Your Services Are Needed Now More Than Ever

With today's stresses, the people of your community have an increased need for care. People are so stressed by what is happening it is making them sick. For example, many are having trouble sleeping. Their choice is to go into the allopathic system and get a prescription for sleeping medication, or to come to you to help dissipate their stress naturally. Taking drugs to sleep - what can be more natural than sleeping? Taking sleeping medication doesn't solve the problem; it just replaces it with another problem. I think you get the idea.

But what about the ability for people to pay for chiropractic in this down economy? Let's start with unemployment. In 2007, unemployment tracked at around 4.7 percent. As a macroeconomic indicator, whenever it is under 5 percent, that is a good sign. Now, it is heading toward 9 percent or 10 percent, and perhaps even more. Macroeconomically, this is really bad.

However, what does it mean from your perspective as a doctor of chiropractic?
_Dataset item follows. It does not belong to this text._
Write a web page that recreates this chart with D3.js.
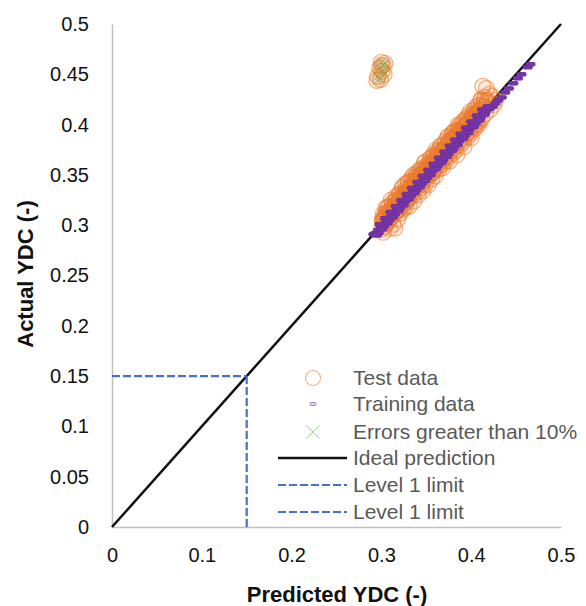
<html>
<head>
  <script src="https://d3js.org/d3.v7.min.js"></script>
  <title>YDC prediction</title>
</head>
<body style="margin:0;background:#fff">
  <div id="chart"></div>
  <script>
    // values
    var testPred = [0.300,0.301,0.302,0.303,0.304,0.305,0.306,0.307,0.308,0.309,0.310,0.311,0.312,0.313,0.313,0.314,0.315,0.316,0.317,0.318,
      0.318,0.319,0.320,0.321,0.322,0.323,0.323,0.324,0.325,0.326,0.327,0.327,0.328,0.329,0.330,0.331,0.331,0.332,0.333,0.334,
      0.335,0.336,0.336,0.337,0.338,0.339,0.340,0.340,0.341,0.342,0.343,0.344,0.344,0.345,0.346,0.347,0.348,0.348,0.349,0.350,
      0.351,0.352,0.352,0.353,0.354,0.355,0.356,0.356,0.357,0.358,0.359,0.360,0.360,0.361,0.362,0.363,0.364,0.364,0.365,0.366,
      0.367,0.368,0.368,0.369,0.370,0.371,0.372,0.372,0.373,0.374,0.375,0.376,0.376,0.377,0.378,0.379,0.380,0.380,0.381,0.382,
      0.383,0.384,0.384,0.385,0.386,0.387,0.388,0.388,0.389,0.390,0.391,0.392,0.392,0.393,0.394,0.395,0.396,0.396,0.397,0.398,
      0.399,0.400,0.400,0.401,0.402,0.403,0.404,0.405,0.406,0.407,0.408,0.409,0.410,0.411,0.412,0.413,0.414,0.415,0.416,0.417,
      0.418,0.420,0.421,0.423,0.425,0.427,
      0.302,0.305,0.308,0.311,0.314,0.317,0.320,0.323,0.326,0.329,0.332,0.335,0.338,0.341,0.344,0.347,0.350,0.353,0.356,0.359,
      0.362,0.365,0.368,0.371,0.374,0.377,0.380,0.383,0.386,0.389,0.392,0.395,0.398,0.401,0.404,0.407,0.410,
      0.303,0.309,0.315,0.321,0.327,0.333,0.339,0.345,0.351,0.357,0.363,0.369,0.375,0.381,0.387,0.393,0.399,0.405,
      0.301,0.302,0.303,0.305,0.306,0.307,0.308,0.310,0.311,0.312,0.313,0.315,0.316,0.317,0.318,0.320,0.321,0.322,0.324,0.325,
      0.326,0.327,0.329,0.330,0.331,0.332,0.334,0.335,0.336,0.337,0.339,0.340,0.341,0.342,0.344,0.345,0.346,0.347,0.349,0.350,
      0.351,0.352,0.354,0.355,0.356,0.357,0.359,0.360,0.361,0.362,0.364,0.365,0.366,0.367,0.369,0.370,0.371,0.372,0.374,0.375,
      0.376,0.377,0.379,0.380,0.381,0.382,0.384,0.385,0.386,0.387,0.389,0.390,0.391,0.392,0.394,0.395,0.396,0.397,0.399,0.400,
      0.401,0.402,0.404,0.405,0.406,0.407,0.409,0.410,0.411,0.412,0.414,0.415,0.416,0.418,
      0.300,0.302,0.304,0.298,0.301,0.296,0.299,0.303,0.295,0.300];
    var testActual = [0.296,0.303,0.293,0.308,0.299,0.312,0.302,0.318,0.305,0.297,0.313,0.308,0.322,0.301,0.316,0.311,0.297,0.325,0.314,0.306,
      0.321,0.317,0.331,0.312,0.326,0.319,0.337,0.316,0.330,0.322,0.341,0.318,0.333,0.325,0.343,0.327,0.319,0.337,0.331,0.347,
      0.329,0.340,0.324,0.345,0.336,0.351,0.333,0.344,0.330,0.349,0.340,0.356,0.337,0.348,0.334,0.353,0.344,0.362,0.341,0.355,
      0.348,0.360,0.340,0.357,0.350,0.366,0.346,0.361,0.352,0.370,0.355,0.364,0.349,0.368,0.358,0.374,0.356,0.369,0.361,0.379,
      0.360,0.373,0.357,0.376,0.366,0.383,0.364,0.378,0.369,0.387,0.368,0.381,0.364,0.384,0.374,0.391,0.372,0.386,0.377,0.394,
      0.375,0.389,0.370,0.392,0.382,0.399,0.380,0.394,0.385,0.402,0.383,0.397,0.378,0.399,0.390,0.407,0.388,0.401,0.393,0.410,
      0.391,0.405,0.387,0.408,0.397,0.414,0.396,0.411,0.401,0.419,0.400,0.414,0.404,0.424,0.407,0.438,0.418,0.427,0.411,0.436,
      0.422,0.430,0.415,0.428,0.420,0.424,
      0.306,0.308,0.313,0.315,0.319,0.320,0.325,0.327,0.332,0.333,0.338,0.339,0.344,0.345,0.350,0.351,0.356,0.358,0.362,0.363,
      0.368,0.370,0.374,0.375,0.380,0.381,0.385,0.388,0.392,0.393,0.398,0.399,0.403,0.406,0.409,0.411,0.415,
      0.301,0.307,0.313,0.320,0.325,0.332,0.337,0.344,0.350,0.355,0.362,0.367,0.374,0.380,0.385,0.392,0.397,0.404,
      0.305,0.311,0.304,0.317,0.312,0.303,0.318,0.313,0.325,0.319,0.317,0.324,0.317,0.329,0.324,0.316,0.331,0.325,0.338,0.332,
      0.330,0.336,0.330,0.342,0.337,0.328,0.344,0.338,0.350,0.344,0.343,0.349,0.342,0.354,0.350,0.341,0.356,0.350,0.363,0.357,
      0.355,0.361,0.355,0.367,0.362,0.353,0.369,0.363,0.375,0.369,0.368,0.374,0.367,0.379,0.375,0.366,0.381,0.375,0.388,0.382,
      0.380,0.386,0.380,0.392,0.387,0.378,0.394,0.388,0.400,0.394,0.393,0.399,0.392,0.404,0.400,0.391,0.406,0.400,0.413,0.407,
      0.405,0.411,0.405,0.417,0.412,0.403,0.419,0.413,0.425,0.419,0.418,0.424,0.417,0.424,
      0.462,0.459,0.461,0.456,0.453,0.448,0.445,0.450,0.444,0.458];

    var trainPred = [0.291,0.293,0.294,0.296,0.297,0.299,0.300,0.302,0.303,0.305,0.306,0.308,0.309,0.311,0.312,0.314,0.315,0.317,0.318,0.320,
      0.321,0.323,0.324,0.326,0.327,0.329,0.330,0.332,0.333,0.335,0.336,0.338,0.339,0.341,0.342,0.344,0.345,0.347,0.348,0.350,
      0.351,0.353,0.354,0.356,0.357,0.359,0.360,0.362,0.363,0.365,0.366,0.368,0.369,0.371,0.372,0.374,0.375,0.377,0.378,0.380,
      0.381,0.383,0.384,0.386,0.387,0.389,0.390,0.392,0.393,0.395,0.396,0.398,0.399,0.401,0.402,0.404,0.405,0.407,0.408,0.410,
      0.411,0.413,0.415,0.417,0.419,0.421,0.424,0.427,0.430,0.434,0.438,0.442,0.447,0.452,0.456,0.463,0.466,
      0.295,0.298,0.301,0.304,0.307,0.310,0.313,0.316,0.319,0.322,0.325,0.328,0.331,0.334,0.337,0.340,0.343,0.346,0.349,0.352,
      0.355,0.358,0.361,0.364,0.367,0.370,0.373,0.376,0.379,0.382,0.385,0.388,0.391,0.394,0.397,0.400,0.403,0.406,0.409,0.412,
      0.415,0.418,0.421];
    var trainActual = [0.291,0.292,0.290,0.295,0.292,0.298,0.296,0.300,0.299,0.303,0.302,0.307,0.305,0.309,0.308,0.313,0.311,0.315,0.315,0.318,
      0.317,0.322,0.320,0.324,0.324,0.328,0.326,0.330,0.329,0.333,0.333,0.337,0.335,0.339,0.338,0.343,0.341,0.345,0.344,0.349,
      0.347,0.351,0.350,0.354,0.354,0.358,0.356,0.360,0.359,0.364,0.362,0.366,0.365,0.369,0.369,0.373,0.371,0.375,0.374,0.379,
      0.377,0.381,0.380,0.384,0.384,0.388,0.386,0.390,0.389,0.394,0.392,0.396,0.396,0.399,0.398,0.403,0.401,0.405,0.405,0.408,
      0.407,0.411,0.411,0.414,0.416,0.418,0.418,0.421,0.424,0.427,0.432,0.436,0.441,0.446,0.450,0.457,0.460,
      0.290,0.301,0.296,0.307,0.302,0.313,0.308,0.319,0.314,0.325,0.320,0.331,0.326,0.337,0.332,0.343,0.338,0.349,0.344,0.355,
      0.350,0.361,0.356,0.367,0.362,0.373,0.368,0.379,0.374,0.385,0.380,0.391,0.386,0.397,0.392,0.403,0.398,0.409,0.404,0.415,
      0.410,0.418,0.416];

    var errPred = [0.300,0.302,0.304,0.298,0.301,0.296,0.299,0.303,0.295,0.300];
    var errActual = [0.462,0.459,0.461,0.456,0.453,0.448,0.445,0.450,0.444,0.458];

    var idealLine = [[0, 0], [0.5, 0.5]];
    var levelLimit = 0.15;

    var xTicks = [0, 0.1, 0.2, 0.3, 0.4, 0.5];
    var xTickLabels = ["0", "0.1", "0.2", "0.3", "0.4", "0.5"];
    var yTicks = [0, 0.05, 0.1, 0.15, 0.2, 0.25, 0.3, 0.35, 0.4, 0.45, 0.5];
    var yTickLabels = ["0", "0.05", "0.1", "0.15", "0.2", "0.25", "0.3", "0.35", "0.4", "0.45", "0.5"];

    var legendNames = ["Test data", "Training data", "Errors greater than 10%", "Ideal prediction", "Level 1 limit", "Level 1 limit"];

    var width = 586, height = 606;
    var fontFam = "'Liberation Sans', Arial, sans-serif";

    var svg = d3.select("#chart").append("svg")
      .attr("width", width)
      .attr("height", height)
      .style("display", "block");

    var x = d3.scaleLinear().domain([0, 0.5]).range([112, 561]);
    var y = d3.scaleLinear().domain([0, 0.5]).range([527, 24]);

    // axes
    svg.append("g")
      .attr("transform", "translate(0," + y(0) + ")")
      .call(d3.axisBottom(x).tickValues(xTicks).tickSize(0).tickPadding(21)
        .tickFormat(function(d, i){ return xTickLabels[i]; }));
    svg.append("g")
      .attr("transform", "translate(" + x(0) + ",0)")
      .call(d3.axisLeft(y).tickValues(yTicks).tickSize(0).tickPadding(23)
        .tickFormat(function(d, i){ return yTickLabels[i]; }));
    svg.selectAll(".domain")
      .attr("stroke", "#bfbfbf")
      .attr("stroke-width", 1.5);
    svg.selectAll(".tick text")
      .style("font-family", fontFam)
      .style("font-size", "20px")
      .attr("fill", "#111");

    // ideal prediction line
    var line = d3.line()
      .x(function(d){ return x(d[0]); })
      .y(function(d){ return y(d[1]); });
    svg.append("path")
      .datum(idealLine)
      .attr("d", line)
      .attr("fill", "none")
      .attr("stroke", "#111")
      .attr("stroke-width", 2.5);

    // level 1 limit
    svg.append("path")
      .datum([[0, levelLimit], [levelLimit, levelLimit]])
      .attr("d", line)
      .attr("fill", "none")
      .attr("stroke", "#4472c4")
      .attr("stroke-width", 2.2)
      .attr("stroke-dasharray", "8,3");
    svg.append("path")
      .datum([[levelLimit, levelLimit], [levelLimit, 0]])
      .attr("d", line)
      .attr("fill", "none")
      .attr("stroke", "#4472c4")
      .attr("stroke-width", 2.2)
      .attr("stroke-dasharray", "8,3");

    // test data (faint fill so the dense core builds up like the original)
    svg.append("g").selectAll("circle")
      .data(testPred)
      .enter()
      .append("circle")
      .attr("cx", function(d){ return x(d); })
      .attr("cy", function(d, i){ return y(testActual[i]); })
      .attr("r", 8)
      .attr("fill", "#ed7d31")
      .attr("fill-opacity", 0.09)
      .attr("stroke", "#ed7d31")
      .attr("stroke-opacity", 0.6)
      .attr("stroke-width", 1.2);

    // training data
    svg.append("g").selectAll("rect")
      .data(trainPred)
      .enter()
      .append("rect")
      .attr("x", function(d){ return x(d) - 4.5; })
      .attr("y", function(d, i){ return y(trainActual[i]) - 1.75; })
      .attr("width", 9)
      .attr("height", 3.5)
      .attr("rx", 1)
      .attr("fill", "#7536a6")
      .attr("stroke", "#7030a0")
      .attr("stroke-width", 1);

    // errors greater than 10%
    var cross = d3.symbol().type(d3.symbolX).size(60);
    svg.append("g").selectAll("path")
      .data(errPred)
      .enter()
      .append("path")
      .attr("d", cross)
      .attr("transform", function(d, i){ return "translate(" + x(d) + "," + y(errActual[i]) + ")"; })
      .attr("fill", "none")
      .attr("stroke", "#70ad47")
      .attr("stroke-opacity", 0.7)
      .attr("stroke-width", 1);

    // legend
    var legendY = [378, 404, 432, 458, 485, 512];
    var legend = svg.append("g");
    legend.append("circle")
      .attr("cx", 313).attr("cy", legendY[0]).attr("r", 7.5)
      .attr("fill", "none").attr("stroke", "#f4b183").attr("stroke-width", 1.1);
    legend.append("rect")
      .attr("x", 310).attr("y", legendY[1] - 1.5).attr("width", 6).attr("height", 3).attr("rx", 1)
      .attr("fill", "#ddd0ec").attr("stroke", "#a98bcc").attr("stroke-width", 1);
    legend.append("path")
      .attr("d", d3.symbol().type(d3.symbolX).size(110))
      .attr("transform", "translate(313," + legendY[2] + ")")
      .attr("fill", "none").attr("stroke", "#a9d18e").attr("stroke-width", 1);
    legend.append("line")
      .attr("x1", 278).attr("x2", 347).attr("y1", legendY[3]).attr("y2", legendY[3])
      .attr("stroke", "#111").attr("stroke-width", 2.5);
    [4, 5].forEach(function(k){
      legend.append("line")
        .attr("x1", 278).attr("x2", 347).attr("y1", legendY[k]).attr("y2", legendY[k])
        .attr("stroke", "#4472c4").attr("stroke-width", 2.2).attr("stroke-dasharray", "8,3");
    });
    legend.selectAll("text")
      .data(legendNames)
      .enter()
      .append("text")
      .attr("x", 353)
      .attr("y", function(d, i){ return legendY[i]; })
      .attr("dy", "0.35em")
      .style("font-family", fontFam)
      .style("font-size", "21px")
      .attr("fill", "#595959")
      .text(function(d){ return d; });

    // axis titles
    svg.append("text")
      .attr("x", 337)
      .attr("y", 602)
      .attr("text-anchor", "middle")
      .style("font-family", fontFam)
      .style("font-size", "22px")
      .style("font-weight", "bold")
      .attr("fill", "#111")
      .text("Predicted YDC (-)");
    svg.append("text")
      .attr("transform", "translate(33,274) rotate(-90)")
      .attr("text-anchor", "middle")
      .style("font-family", fontFam)
      .style("font-size", "22px")
      .style("font-weight", "bold")
      .attr("fill", "#111")
      .text("Actual YDC (-)");
  </script>
</body>
</html>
Currently, if I were to make a generous estimate, chiropractors are seeing about 1 percent to 1.5 percent of the population on an active basis. I know you hear higher numbers, but just do the math. My estimate represents the number of people who have an appointment scheduled to visit a chiropractor. Hence, more than 98 percent of the population doesn't have an appointment to see you right now - and yet most are candidates who would benefit from care.

Even if we were to presume that people who are laid off from work aren't financially viable for care (which is a faulty presumption; many got great severance packages and benefits, etc.), the more than 98 percent who were not already booked for an appointment "pre-meltdown" would only be reduced to around 93 percent. And if you were to take out the folks who were already unemployed before the economic meltdown, you would only be down to 88 percent. Yes, the vast majority of people in your community who are not receiving care, are employed and will greatly benefit from your services. Further, think about where the economic meltdown has hit people. The stock market has pulled back significantly. I feel it. I have money in the market. But before the economic downturn, did people come to you and say, "Hey doc, I sold some stock today. Thought I would buy an adjustment"?

Real estate values have fallen quite a bit. I get it. I own personal and investment properties. But again, did folks come to you before this economic mess and say, "Doc, I just sold my home so now I can come get adjusted"? For the most part, people came to you and paid for services with discretionary income from their paychecks. The vast majority still have those same paychecks. In the context of this economy and your negligible market share, matched to the expanded need for chiropractic services and the fact that health care spending goes up during economic downturns, you have a huge opportunity!

Overcome the Consumer Mindset

The one thing that you must overcome, however, is the mindset of the consumer. In most cases, they have the same paycheck and the same cash flow as they did before the economic decline, but they feel much less wealthy. Your strategy for marketing must emphasize tactics to break through this "broke" mindset and get people to invest in your services. If you do this, you are in for the best years of your career. A big key is instituting some high-impact, low-cost marketing strategies.

Recently, I interviewed a young DC who opened a new practice six months ago in the midst of this bad economy. After only six months, he has a patient volume of 250 visits per week. His practice is 100 percent cash. Why would this be his experience when so many other DCs are struggling so hard? The answer is easy. It is because he fully understands the concept of being market ready and taking advantage of the available opportunities.

Many of you are just a few steps away from great breakthroughs in your practice. Take a step back. Empty your head of all the negativity it has absorbed these past months. Create a crystal-clear vision of helping the people of your community. Don't be a part of the problem; be the solution. Only dead fish swim with the current. Be bold and swim upstream.